The U.S. Department of Energy (DOE) announced up to $30 million to support scientific research that will ensure U.S. businesses can reliably tap into a domestic supply of critical elements and minerals, such as lithium, cobalt and nickel, needed to produce clean energy technologies.
“America is in a race against economic competitors like China to own the EV market, and the supply chains for critical materials like lithium and cobalt will determine whether we win or lose,” says secretary of energy Jennifer Granholm. “If we want to achieve a 100% carbon-free economy by 2050, we have to create our own supply of these materials, including alternatives here at home in America. And, we must scale up new American industries that will create millions of good-paying union jobs to do it.”

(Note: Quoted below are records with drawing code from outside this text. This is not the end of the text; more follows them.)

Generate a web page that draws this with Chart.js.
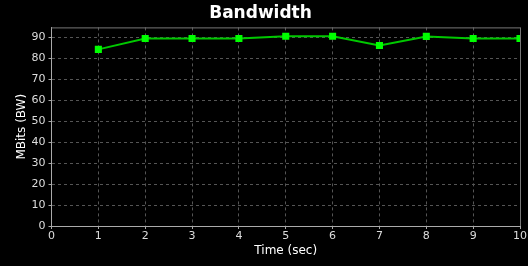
<!DOCTYPE html>
<html>
<head>
<meta charset="utf-8">
<script src="https://cdn.jsdelivr.net/npm/chart.js@4/dist/chart.umd.min.js"></script>
<style>
  html, body { margin: 0; padding: 0; background: #000; }
  #wrap { width: 528px; height: 266px; }
</style>
</head>
<body>
<div id="wrap"><canvas id="bw"></canvas></div>
<script>
// bandwidth samples, one per second
const times = [1, 2, 3, 4, 5, 6, 7, 8, 9, 10];
const mbits = [84.3, 89.5, 89.5, 89.5, 90.6, 90.6, 86.2, 90.5, 89.5, 89.5];
const xTicks = [0, 1, 2, 3, 4, 5, 6, 7, 8, 9, 10];
const yTicks = [0, 10, 20, 30, 40, 50, 60, 70, 80, 90];

const bgAndFrame = {
  id: 'bgAndFrame',
  beforeDraw(chart) {
    const c = chart.ctx;
    c.save();
    c.fillStyle = '#000';
    c.fillRect(0, 0, chart.width, chart.height);
    c.restore();
  },
  afterDraw(chart) {
    const a = chart.chartArea, c = chart.ctx;
    c.save();
    c.strokeStyle = '#777';
    c.lineWidth = 1;
    c.beginPath();
    c.moveTo(a.left, a.top + 0.5);
    c.lineTo(a.right + 0.5, a.top + 0.5);
    c.lineTo(a.right + 0.5, a.bottom);
    c.stroke();
    c.restore();
  }
};

const keep = list => scale => {
  scale.ticks = list.map(v => ({ value: v }));
};

new Chart(document.getElementById('bw').getContext('2d'), {
  type: 'line',
  data: {
    datasets: [{
      data: times.map((t, i) => ({ x: t, y: mbits[i] })),
      borderColor: '#00c800',
      borderWidth: 2,
      pointStyle: 'rect',
      pointRadius: 5,
      pointBorderWidth: 0,
      pointBackgroundColor: '#00ff00',
      tension: 0
    }]
  },
  options: {
    responsive: true,
    maintainAspectRatio: false,
    animation: false,
    layout: { padding: { left: 0, right: 7, top: 0, bottom: 0 } },
    plugins: {
      legend: { display: false },
      tooltip: { enabled: false },
      title: {
        display: true,
        text: 'Bandwidth',
        color: '#fff',
        font: { family: 'DejaVu Sans', size: 17, weight: 'bold' },
        padding: { top: 3, bottom: 4 }
      }
    },
    scales: {
      x: {
        type: 'linear',
        min: 0, max: 10,
        afterBuildTicks: keep(xTicks),
        afterFit(s) { s.height = 40; },
        grid: { color: '#555', tickColor: '#aaa', tickLength: 3, tickBorderDash: [] },
        border: { color: '#aaa', dash: [3, 3] },
        ticks: { color: '#ddd', padding: 1, maxRotation: 0, font: { family: 'DejaVu Sans', size: 11 } },
        title: {
          display: true, text: 'Time (sec)', color: '#fff',
          font: { family: 'DejaVu Sans', size: 12 },
          padding: { top: 0, bottom: 8 }
        }
      },
      y: {
        min: 0, max: 94.8,
        afterBuildTicks: keep(yTicks),
        afterFit(s) { s.width = 51.5; },
        grid: { color: '#555', tickColor: '#aaa', tickLength: 3, tickBorderDash: [] },
        border: { color: '#aaa', dash: [3, 3] },
        ticks: { color: '#ddd', padding: 3, font: { family: 'DejaVu Sans', size: 11 } },
        title: {
          display: true, text: 'MBits (BW)', color: '#fff',
          font: { family: 'DejaVu Sans', size: 12 },
          padding: { top: 15, bottom: 0 }
        }
      }
    }
  },
  plugins: [bgAndFrame]
});
</script>
</body>
</html>
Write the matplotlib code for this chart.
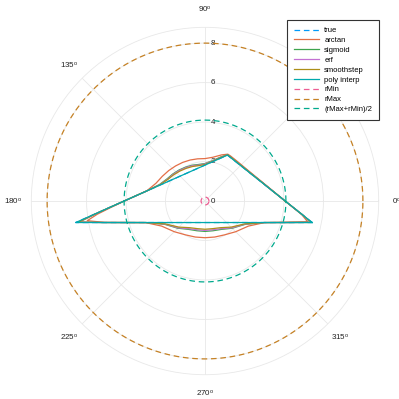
import numpy as np
import matplotlib
matplotlib.use("Agg")
import matplotlib.pyplot as plt
import matplotlib.transforms as mtransforms

plt.rcParams["font.family"] = ["Liberation Sans", "DejaVu Sans"]
plt.rcParams["mathtext.default"] = "regular"

# ----------------------------------------------------------------------
# data (angles in degrees, radii in plot units)
# ----------------------------------------------------------------------

# triangle corners, closed
vert_theta = [348.65, 63.93, 189.45, 348.65]
vert_r = [5.54, 2.59, 6.64, 5.54]

curve_theta = [0, 10, 20, 30, 40, 50, 60, 64, 70, 80, 90, 100, 110, 120, 130,
               140, 150, 160, 170, 175, 180, 184, 187, 189.5, 192, 195, 200,
               210, 225, 240, 255, 270, 285, 300, 315, 330, 340, 345, 348.6,
               352, 360]

arctan_r = [4.06, 3.40, 3.00, 2.76, 2.63, 2.59, 2.62, 2.64, 2.49, 2.25, 2.15,
            2.17, 2.21, 2.26, 2.32, 2.40, 2.50, 2.64, 2.99, 3.44, 4.08, 4.80,
            5.50, 6.05, 5.20, 4.21, 3.20, 2.54, 2.20, 1.98, 1.89, 1.86, 1.89,
            1.98, 2.20, 2.54, 3.20, 4.15, 5.30, 4.95, 4.06]

sigmoid_r = [4.06, 3.38, 2.98, 2.73, 2.60, 2.55, 2.58, 2.61, 2.38, 2.07, 1.90,
             1.88, 1.93, 1.98, 2.05, 2.13, 2.23, 2.45, 2.98, 3.44, 4.10, 4.87,
             5.66, 6.45, 5.24, 4.21, 3.19, 2.36, 1.95, 1.66, 1.56, 1.54, 1.56,
             1.66, 1.95, 2.36, 3.19, 4.21, 5.45, 4.98, 4.06]

erf_r = [4.06, 3.38, 2.98, 2.73, 2.60, 2.55, 2.58, 2.61, 2.36, 2.05, 1.88,
         1.85, 1.90, 1.95, 2.02, 2.10, 2.20, 2.43, 2.98, 3.44, 4.10, 4.87,
         5.68, 6.48, 5.24, 4.21, 3.19, 2.34, 1.92, 1.62, 1.51, 1.49, 1.51,
         1.62, 1.92, 2.34, 3.19, 4.21, 5.47, 4.98, 4.06]

smoothstep_r = [4.06, 3.38, 2.98, 2.73, 2.60, 2.55, 2.58, 2.61, 2.35, 2.03,
                1.85, 1.82, 1.86, 1.91, 1.98, 2.07, 2.18, 2.42, 2.98, 3.44,
                4.10, 4.87, 5.69, 6.52, 5.24, 4.21, 3.19, 2.32, 1.87, 1.56,
                1.45, 1.43, 1.45, 1.56, 1.87, 2.32, 3.19, 4.21, 5.50, 4.98,
                4.06]

r_min = 0.2
r_max = 8.0
r_outer = 8.8

r_ticks = [0, 2, 4, 6, 8]
angle_ticks = [0, 45, 90, 135, 180, 225, 270, 315]
hidden_angle = 45   # sits under the legend in the reference

colors = {
    "true": "#009AFA",
    "arctan": "#E36F47",
    "sigmoid": "#3EA44E",
    "erf": "#C371D2",
    "smoothstep": "#AC8E18",
    "poly interp": "#00A9AD",
    "rMin": "#ED5E93",
    "rMax": "#C68225",
    "(rMax+rMin)/2": "#00A98D",
}

# ----------------------------------------------------------------------
# figure
# ----------------------------------------------------------------------

fig = plt.figure(figsize = (3.99, 3.99), dpi = 100)
ax = fig.add_axes([0.0785, 0.0609, 0.8706, 0.8706], projection = "polar")

rad = np.deg2rad
lw = 0.9
dash = (4.5, 3)

ax.plot(rad(vert_theta), vert_r, color = colors["true"], lw = lw,
        dashes = dash, label = "true")
ax.plot(rad(curve_theta), arctan_r, color = colors["arctan"], lw = lw, label = "arctan")
ax.plot(rad(curve_theta), sigmoid_r, color = colors["sigmoid"], lw = lw, label = "sigmoid")
ax.plot(rad(curve_theta), erf_r, color = colors["erf"], lw = lw, label = "erf")
ax.plot(rad(curve_theta), smoothstep_r, color = colors["smoothstep"], lw = lw,
        label = "smoothstep")
ax.plot(rad(vert_theta), vert_r, color = colors["poly interp"], lw = lw,
        label = "poly interp")

circle = np.linspace(0, 2 * np.pi, 361)
for name, r in [("rMin", r_min), ("rMax", r_max), ("(rMax+rMin)/2", (r_max + r_min) / 2)]:
    ax.plot(circle, np.full_like(circle, r), color = colors[name], lw = lw,
            dashes = dash, label = name)

ax.set_ylim(0, r_outer)
ax.set_rlabel_position(90)
ax.set_yticks(r_ticks)
ax.set_yticklabels([str(t) for t in r_ticks], fontsize = 5.8, color = "#222222")

# radial labels sit just right of the 90 degree spoke, centred on their circle
shift = mtransforms.ScaledTranslation(4.3 / 72, 0, fig.dpi_scale_trans)
for lab in ax.get_yticklabels():
    lab.set_transform(lab.get_transform() + shift)
    lab.set_verticalalignment("center")
    lab.set_horizontalalignment("left")

ax.set_xticks(rad(angle_ticks))
ax.set_xticklabels(["" if a == hidden_angle else f"{a}$^o$" for a in angle_ticks],
                   fontsize = 5.8, color = "#222222")
ax.tick_params(axis = "x", pad = 2.5)

ax.grid(color = "#e8e8e8", lw = 0.6)
ax.spines["polar"].set_color("#e8e8e8")
ax.spines["polar"].set_linewidth(0.6)

leg = ax.legend(loc = "upper right", bbox_to_anchor = (379 / 399, 1 - 20 / 399),
                bbox_transform = fig.transFigure, fontsize = 5.5, fancybox = False,
                framealpha = 1, edgecolor = "#333333", handlelength = 3.3,
                handletextpad = 0.7, labelspacing = 0.33, borderpad = 0.9,
                borderaxespad = 0)
leg.get_frame().set_linewidth(0.8)

fig.savefig("out.png", dpi = 100)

“I’m thrilled to see the Department of Energy announce $30 million to shore up America’s critical minerals supply chains,” said Senator Joe Manchin, chairman of the Senate Committee on Energy and Natural Resources. “We should not be solely reliant on imports from a handful of countries, some of which have questionable mining practices, for critical minerals and rare earth elements that are crucial inputs in countless devices and technologies Americans use every day, including many clean energy technologies. This funding gets us closer to our goal of creating a reliable, domestic supply chain, which is important for U.S. national security and American manufacturing and will aid our transition to a clean energy future.”

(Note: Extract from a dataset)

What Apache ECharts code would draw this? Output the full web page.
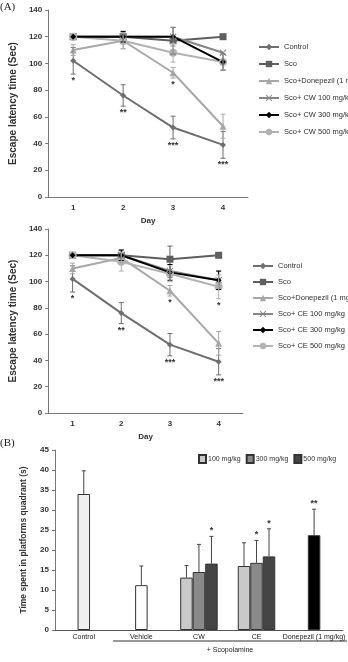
<!DOCTYPE html>
<html>
<head>
<meta charset="utf-8">
<script src="https://cdn.jsdelivr.net/npm/echarts@6/dist/echarts.min.js"></script>
<style>
html, body { margin: 0; padding: 0; background: #fff; }
#chart-container { width: 348px; height: 662px; }
</style>
</head>
<body>
<div id="chart-container"></div>
<script>
// ---- (A) escape latency, 4 days ----
var days = ['1', '2', '3', '4'];

var controlMean = [102, 76, 52, 39];
var controlErr = [10, 8, 8.5, 10];
var controlStars = ['*', '**', '***', '***'];

var scoMean = [120, 120, 117, 120];
var scoErr = [0, 0, 10, 0];

var donepezilMean = [110, 117, 93, 53];
var donepezilErr = [4, 6, 4, 9];
var donepezilStars = ['', '', '*', ''];

// top panel: CW
var cw100Mean = [120, 120, 120, 108];
var cw100Err = [0, 4, 7, 0];
var cw300Mean = [120, 120, 120, 101];
var cw300Err = [0, 4, 0, 6];
var cw500Mean = [120, 117, 108, 101];
var cw500Err = [0, 6, 7, 6];

// bottom panel: CE
var donepezilMean2 = [110, 118, 93, 53];
var donepezilErr2 = [4, 4, 4, 9];
var ce100Mean = [120, 120, 108, 101];
var ce100Err = [0, 4, 5, 7];
var ce300Mean = [120, 120, 107, 101];
var ce300Err = [0, 4, 6, 7];
var ce500Mean = [120, 115, 106, 96];
var ce500Err = [0, 7, 6, 9];
var ce500Stars = ['', '', '', '*'];

// ---- (B) probe test ----
var groups = ['Control', 'Vehicle', 'CW', 'CE', 'Donepezil (1 mg/kg)'];
var singleMean = [34.0, 11.2, null, null, 23.7]; // control / vehicle / donepezil
var singleErr = [5.8, 4.8, null, null, 6.5];
var singleStars = ['', '', '', '', '**'];
var dose100 = [null, null, 13.1, 16.0, null];
var dose100Err = [null, null, 3.0, 5.8, null];
var dose100Stars = ['', '', '', '', ''];
var dose300 = [null, null, 14.5, 16.8, null];
var dose300Err = [null, null, 6.9, 5.6, null];
var dose300Stars = ['', '', '', '*', ''];
var dose500 = [null, null, 16.6, 18.4, null];
var dose500Err = [null, null, 6.8, 6.9, null];
var dose500Stars = ['', '', '*', '*', ''];

var FONT = 'Liberation Sans';
var xPath = 'path://M0,1L1,0L5,4L9,0L10,1L6,5L10,9L9,10L5,6L1,10L0,9L4,5Z';

var chart = echarts.init(document.getElementById('chart-container'));

// 誤差線 (custom series)
function errSeries(xi, yi, mean, err, color, stars, both, offset, capW) {
    var items = [], st = [];
    mean.forEach(function (v, i) {
        if (v == null) return;
        items.push([i, v, err[i] || 0]);
        st.push(stars ? stars[i] : '');
    });
    return {
        type: 'custom',
        xAxisIndex: xi,
        yAxisIndex: yi,
        silent: true,
        z: 5,
        data: items,
        renderItem: function (params, api) {
            var i = api.value(0), v = api.value(1), e = api.value(2);
            var base = api.coord([i, v]);
            var hi = api.coord([i, v + e]);
            var lo = api.coord([i, v - e]);
            var x = base[0] + (offset || 0);
            var children = [];
            if (e > 0) {
                var yEnd = both ? lo[1] : base[1];
                children.push({ type: 'line', shape: { x1: x, y1: hi[1], x2: x, y2: yEnd }, style: { stroke: color, lineWidth: 1 } });
                children.push({ type: 'line', shape: { x1: x - capW, y1: hi[1], x2: x + capW, y2: hi[1] }, style: { stroke: color, lineWidth: 1 } });
                if (both) children.push({ type: 'line', shape: { x1: x - capW, y1: lo[1], x2: x + capW, y2: lo[1] }, style: { stroke: color, lineWidth: 1 } });
            }
            var s = st[params.dataIndex];
            if (s) {
                children.push({
                    type: 'text',
                    style: {
                        text: s, x: x, y: both ? lo[1] + 2 : hi[1] - 1,
                        align: 'center', verticalAlign: both ? 'top' : 'bottom',
                        fill: '#333', font: 'bold 9px ' + FONT
                    }
                });
            }
            return { type: 'group', children: children };
        }
    };
}

function lineSeries(xi, yi, name, data, color, symbol, size) {
    return {
        type: 'line', name: name, xAxisIndex: xi, yAxisIndex: yi, data: data,
        symbol: symbol, symbolSize: size,
        lineStyle: { color: color, width: 2 },
        itemStyle: { color: color },
        z: 3
    };
}

function barSeries(xi, name, data, color) {
    return {
        type: 'bar', name: name, xAxisIndex: xi, yAxisIndex: 2, data: data,
        barWidth: 12.5, barGap: 0,
        itemStyle: { color: color, borderColor: '#333', borderWidth: 1 }
    };
}

var C = {
    control: '#6f6f6f', sco: '#5e5e5e', don: '#a8a8a8',
    d100: '#868686', d300: '#000000', d500: '#b2b2b2'
};

function dayAxis(gi) {
    return {
        type: 'category', gridIndex: gi, data: days,
        name: 'Day', nameLocation: 'middle', nameGap: 20,
        nameTextStyle: { fontFamily: FONT, fontSize: 8, fontWeight: 'bold', color: '#333' },
        axisLine: { lineStyle: { color: '#777' } },
        axisTick: { lineStyle: { color: '#777' }, length: 3 },
        axisLabel: { fontFamily: FONT, fontSize: 8, fontWeight: 'bold', color: '#333', margin: 7 }
    };
}

function valAxis(gi, max, interval, name, gap, nameSize) {
    return {
        type: 'value', gridIndex: gi, min: 0, max: max, interval: interval,
        name: name, nameLocation: 'middle', nameGap: gap,
        nameTextStyle: { fontFamily: FONT, fontSize: nameSize, fontWeight: 'bold', color: '#333' },
        splitLine: { show: false },
        axisLine: { show: true, lineStyle: { color: '#777' } },
        axisTick: { show: true, length: 3, lineStyle: { color: '#777' } },
        axisLabel: { fontFamily: FONT, fontSize: 8, fontWeight: 'bold', color: '#333', margin: 6 }
    };
}

var legendText = { fontFamily: FONT, fontSize: 7.5, color: '#333', lineHeight: 10 };

var option = {
    animation: false,
    backgroundColor: '#fff',
    grid: [
        { left: 40, top: 10, width: 208, height: 187 },
        { left: 40, top: 229, width: 203, height: 184 },
        { left: 55, top: 450, width: 292, height: 180 }
    ],
    legend: [
        {
            orient: 'vertical', left: 253, top: 37, itemWidth: 20, itemHeight: 8, itemGap: 7,
            textStyle: legendText,
            data: ['Control', 'Sco', 'Sco+Donepezil (1 mg/kg)', 'Sco+ CW 100 mg/kg', 'Sco+ CW 300 mg/kg', 'Sco+ CW 500 mg/kg']
        },
        {
            orient: 'vertical', left: 247, top: 256, itemWidth: 20, itemHeight: 8, itemGap: 6,
            textStyle: legendText,
            data: ['Control', 'Sco', 'Sco+Donepezil (1 mg/kg)', 'Sco+ CE 100 mg/kg', 'Sco+ CE 300 mg/kg', 'Sco+ CE 500 mg/kg']
        },
        {
            orient: 'horizontal', left: 193, top: 449, itemWidth: 7, itemHeight: 8, itemGap: 5,
            icon: 'rect',
            textStyle: { fontFamily: FONT, fontSize: 7, color: '#333', padding: [0, 0, 0, -3] },
            data: ['100 mg/kg', '300 mg/kg', '500 mg/kg']
        }
    ],
    xAxis: [
        dayAxis(0),
        dayAxis(1),
        {
            type: 'category', gridIndex: 2, data: groups,
            axisLine: { lineStyle: { color: '#555' } },
            axisTick: { lineStyle: { color: '#555' }, length: 3 },
            axisLabel: { fontFamily: FONT, fontSize: 7, color: '#222', margin: 4, interval: 0 }
        },
        { type: 'category', gridIndex: 2, data: groups, show: false }
    ],
    yAxis: [
        valAxis(0, 140, 20, 'Escape latency time (Sec)', 28, 10),
        valAxis(1, 140, 20, 'Escape latency time (Sec)', 28, 10),
        valAxis(2, 45, 5, 'Time spent in platforms quadrant (s)', 27, 8.5)
    ],
    graphic: [
        { type: 'text', left: 0, top: 2, style: { text: '(A)', font: '11px Liberation Serif', fill: '#222' } },
        { type: 'text', left: 0, top: 438, style: { text: '(B)', font: '11px Liberation Serif', fill: '#222' } },
        { type: 'line', shape: { x1: 113, y1: 641, x2: 347, y2: 641 }, style: { stroke: '#333', lineWidth: 1 } },
        { type: 'text', x: 230, y: 650, style: { text: '+ Scopolamine', font: '7px ' + FONT, fill: '#222', align: 'center', verticalAlign: 'middle' } }
    ],
    series: [
        // top panel
        lineSeries(0, 0, 'Control', controlMean, C.control, 'diamond', 6),
        lineSeries(0, 0, 'Sco', scoMean, C.sco, 'rect', 7),
        lineSeries(0, 0, 'Sco+Donepezil (1 mg/kg)', donepezilMean, C.don, 'triangle', 7),
        lineSeries(0, 0, 'Sco+ CW 100 mg/kg', cw100Mean, C.d100, xPath, 7),
        lineSeries(0, 0, 'Sco+ CW 500 mg/kg', cw500Mean, C.d500, 'circle', 8),
        lineSeries(0, 0, 'Sco+ CW 300 mg/kg', cw300Mean, C.d300, 'diamond', 6),
        errSeries(0, 0, controlMean, controlErr, C.control, controlStars, true, 0, 2.5),
        errSeries(0, 0, scoMean, scoErr, C.sco, null, true, 0, 2.5),
        errSeries(0, 0, donepezilMean, donepezilErr, C.don, donepezilStars, true, 0, 2.5),
        errSeries(0, 0, cw100Mean, cw100Err, C.d100, null, true, 0, 2.5),
        errSeries(0, 0, cw300Mean, cw300Err, C.d300, null, true, 0, 2.5),
        errSeries(0, 0, cw500Mean, cw500Err, C.d500, null, true, 0, 2.5),

        // bottom panel
        lineSeries(1, 1, 'Control', controlMean, C.control, 'diamond', 6),
        lineSeries(1, 1, 'Sco', scoMean, C.sco, 'rect', 7),
        lineSeries(1, 1, 'Sco+Donepezil (1 mg/kg)', donepezilMean2, C.don, 'triangle', 7),
        lineSeries(1, 1, 'Sco+ CE 100 mg/kg', ce100Mean, C.d100, xPath, 7),
        lineSeries(1, 1, 'Sco+ CE 500 mg/kg', ce500Mean, C.d500, 'circle', 8),
        lineSeries(1, 1, 'Sco+ CE 300 mg/kg', ce300Mean, C.d300, 'diamond', 6),
        errSeries(1, 1, controlMean, controlErr, C.control, controlStars, true, 0, 2.5),
        errSeries(1, 1, scoMean, scoErr, C.sco, null, true, 0, 2.5),
        errSeries(1, 1, donepezilMean2, donepezilErr2, C.don, donepezilStars, true, 0, 2.5),
        errSeries(1, 1, ce100Mean, ce100Err, C.d100, null, true, 0, 2.5),
        errSeries(1, 1, ce300Mean, ce300Err, C.d300, null, true, 0, 2.5),
        errSeries(1, 1, ce500Mean, ce500Err, C.d500, ce500Stars, true, 0, 2.5),

        // (B) bars
        {
            type: 'bar', name: 'single', xAxisIndex: 2, yAxisIndex: 2, barWidth: 12.5,
            data: singleMean.map(function (v, i) {
                var fill = ['#efefef', '#ffffff', '#fff', '#fff', '#000000'][i];
                return { value: v, itemStyle: { color: fill, borderColor: '#333', borderWidth: 1 } };
            })
        },
        barSeries(3, '100 mg/kg', dose100, '#c9c9c9'),
        barSeries(3, '300 mg/kg', dose300, '#8a8a8a'),
        barSeries(3, '500 mg/kg', dose500, '#454545'),
        errSeries(2, 2, singleMean, singleErr, '#444', singleStars, false, 0, 2),
        errSeries(3, 2, dose100, dose100Err, '#444', dose100Stars, false, -12.5, 2),
        errSeries(3, 2, dose300, dose300Err, '#444', dose300Stars, false, 0, 2),
        errSeries(3, 2, dose500, dose500Err, '#444', dose500Stars, false, 12.5, 2)
    ]
};

chart.setOption(option);

window.addEventListener('resize', function () {
    chart.resize();
});
</script>
</body>
</html>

- Currently, the United States relies on imports from China and the Democratic Republic of Congo for these critical materials. Imports account for 100% of U.S. supply of 14 of the 35 elements, and over 50% of 17 others.
- The money will fund research into the fundamental properties of rare-earth and platinum-group elements and the basic chemistry, materials sciences and geosciences needed to discover substitutes.
- National laboratories, universities, industry and non-profit organizations may apply for the three-year awards, to be selected based on peer review.